Some conflicts genuinely can’t be resolved between two people. Bring in your manager or HR when:

  • The behavior is repeated and targeted. A pattern of intentional intimidation, humiliation, or sabotage crosses from normal workplace conflict into bullying. Conflict is typically unintentional and centered on work issues. Bullying is deliberate, systematic, and often involves a power imbalance.
  • The behavior involves a protected characteristic. If the hostility is connected to your race, gender, religion, disability, age, or another protected class, it may constitute illegal harassment regardless of whether the other person frames it as a “personality clash.”
  • You feel physically unsafe. Raised voices, verbal threats, aggressive body language like fist-clenching or pacing, or any mention of weapons are signs that the situation has moved beyond interpersonal friction. Report this immediately.
  • Direct conversation hasn’t worked. If you’ve had a clear, good-faith discussion, agreed on next steps, and the behavior has continued, that’s the signal to involve someone with authority to intervene.
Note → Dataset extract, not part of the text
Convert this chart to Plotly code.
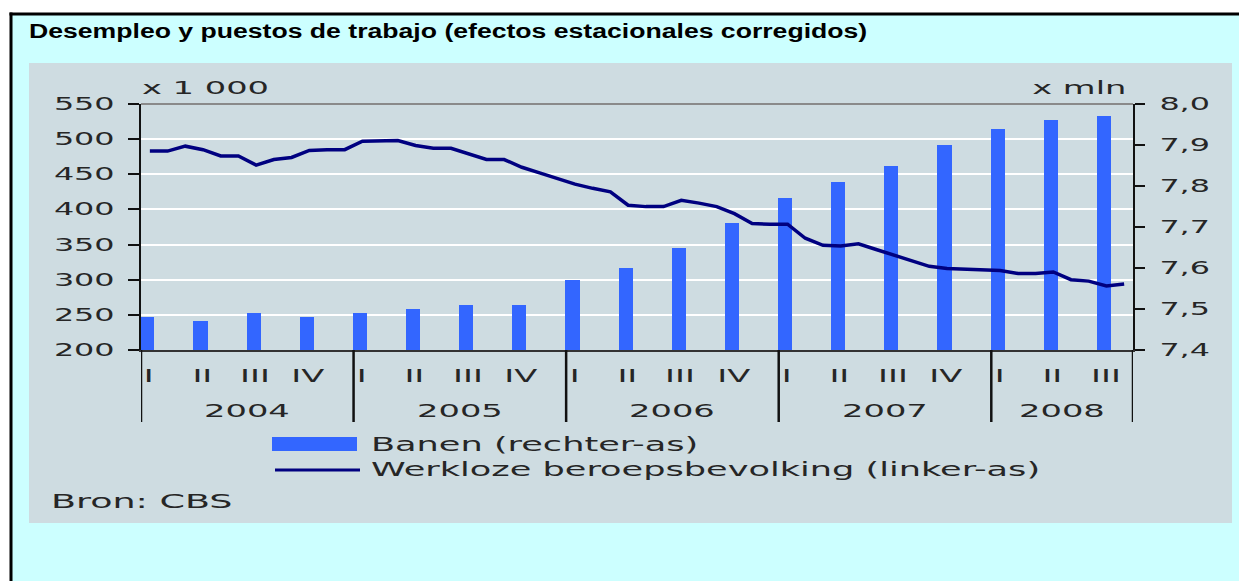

When you do escalate, bring your documentation. Specific dates and incidents carry far more weight than a general complaint that someone is “difficult to work with.”

Protecting the Relationship Afterward

Resolving a conflict doesn’t mean pretending it never happened, but it does mean not relitigating it. Once you’ve reached an agreement, resist the urge to bring up the old issue every time a new frustration surfaces. Treat the resolution as a reset point.

Small, deliberate gestures help rebuild trust: asking for their input on a decision, giving credit for their work in a meeting, or simply maintaining normal, friendly interactions. Most coworker relationships recover fully from a well-handled disagreement. Some even get stronger, because both people now know they can raise a concern and work through it without the relationship falling apart.